COVID-19 disrupted life and left many of us aching to get back out hiking and enjoying nature. And while the virus isn’t going anywhere soon, quarantine restrictions are slowly easing up in many parts of the country. As this happens, getting back to your regularly scheduled hiking plans will likely be a part of the process. Need ideas on how to navigate this new post-quarantine landscape? Never fear, we’ve got you covered.
1. Hike Less Popular Trails
Social distancing is an important aspect of maintaining the slow spread of COVID-19. Opting to hike less popular trails will not only let you lace those hiking boots up but will enable you to explore new areas, while also keeping yourself and others a little safer. Use the Family Trail Guide to find new-to-you trails.
2. Go Out When the Weather isn’t “Ideal”
Every hiker knows that trails are the busiest on the gorgeous 70-degree, partial sunny days. As the saying goes, knowledge is power. If this is the most popular time for nature exploration, then choosing to hike in less than ideal weather can offer you the ability to easily maintain your six-foot bubble, while also hiking your favorite trail. Review these tips for hiking in the rain with kids.
3. Explore Large Open Areas
Looking for another way to maintain your six-foot bubble around other outdoor enthusiasts? Exploring large open areas with multiple trail options, as opposed to selecting a place with a single trail, enables social distancing measures. Some areas to consider are wildlife preserves, state game areas, and Bureau of Land Management land.
4. Use Activities as Motivation to Get Outside
Sometimes the idea of getting outside can be overwhelming and sometimes one or more family members need a little motivation. Outdoor activities, like scavenger hunts, geocaching, or themed hikes, can be all the inspiration one needs to get outside and explore. This L.L. Bean scavenger hunt is the perfect motivator for our little hikers.
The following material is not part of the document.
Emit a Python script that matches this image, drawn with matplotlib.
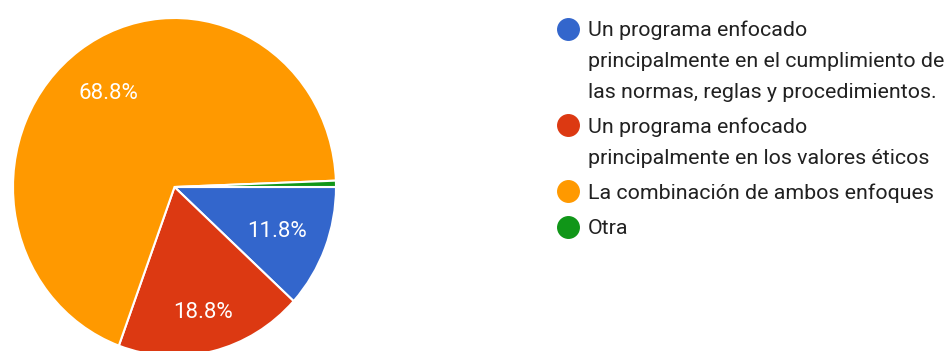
import numpy as np
import matplotlib
matplotlib.use("Agg")
import matplotlib.pyplot as plt

plt.rcParams['font.family'] = ['Roboto', 'DejaVu Sans']

# respuestas (%)
categorias = [
    "Un programa enfocado\nprincipalmente en el cumplimiento de\nlas normas, reglas y procedimientos.",
    "Un programa enfocado\nprincipalmente en los valores éticos",
    "La combinación de ambos enfoques",
    "Otra",
]
porcentajes = [11.8, 18.8, 68.8, 0.6]
colores = ["#3366CC", "#DC3912", "#FF9900", "#109618"]

W, H = 948, 351
fig = plt.figure(figsize=(W / 100, H / 100), dpi=100)

# ejes del pastel en píxeles: centro (174.5, 187), radios 161.5 x 169
cx, cy, rx, ry = 174.5, 187, 161.5, 169
ax = fig.add_axes([(cx - rx) / W, (H - cy - ry) / H, 2 * rx / W, 2 * ry / H])

wedges, textos, autotextos = ax.pie(
    porcentajes,
    colors=colores,
    startangle=0,
    counterclock=False,
    autopct=lambda p: f"{p:.1f}%" if p > 5 else "",
    wedgeprops=dict(edgecolor="white", linewidth=1.5),
    textprops=dict(color="white", fontsize=16),
)

# distancia radial de cada etiqueta
ajuste = [0.68, 0.75, 0.70, 0.7]
for t, w, k in zip(autotextos, wedges, ajuste):
    ang = np.deg2rad((w.theta1 + w.theta2) / 2)
    t.set_position((k * np.cos(ang), k * np.sin(ang)))
    t.set_va("center_baseline")

ax.set_xlim(-1, 1)
ax.set_ylim(-1, 1)
ax.set_aspect("auto")
ax.axis("off")

# leyenda en coordenadas de píxel
lg = fig.add_axes([0, 0, 1, 1])
lg.set_xlim(0, W)
lg.set_ylim(H, 0)
lg.axis("off")

base = 36.5
for texto, color in zip(categorias, colores):
    lg.plot(568, base - 8, "o", color=color, markersize=15.5)
    for linea in texto.split("\n"):
        lg.text(588, base, linea, va="baseline", ha="left", fontsize=15.4,
                color="#212121")
        base += 30.5
    base += 5

fig.savefig("out.png", dpi=100)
5. Adopt New Hiking Etiquette
It is often easy to maintain social distancing guidelines while on the trail, but not always. Consider carrying a mask with you and wear it when you are near others. Pro-tip, a bandana or neck gaiter can be used as a mask, offers some UV protection, and, when wet, are great for cooling down. Another post-COVID-19 hiking etiquette you may consider is to avoid using the parking lot or trailhead as a place to prepare for your hike (such as eating a snack or double-checking your backpack). Instead, opt to do these things before you arrive to limit your time in the more crowded areas.
It’s been difficult and strange adjusting to this COVID-19 world. Getting outside and absorbing all that nature has to offer is fantastic for our mental health, but it is important to try and adjust our hiking expectations while we find our new post-pandemic normal.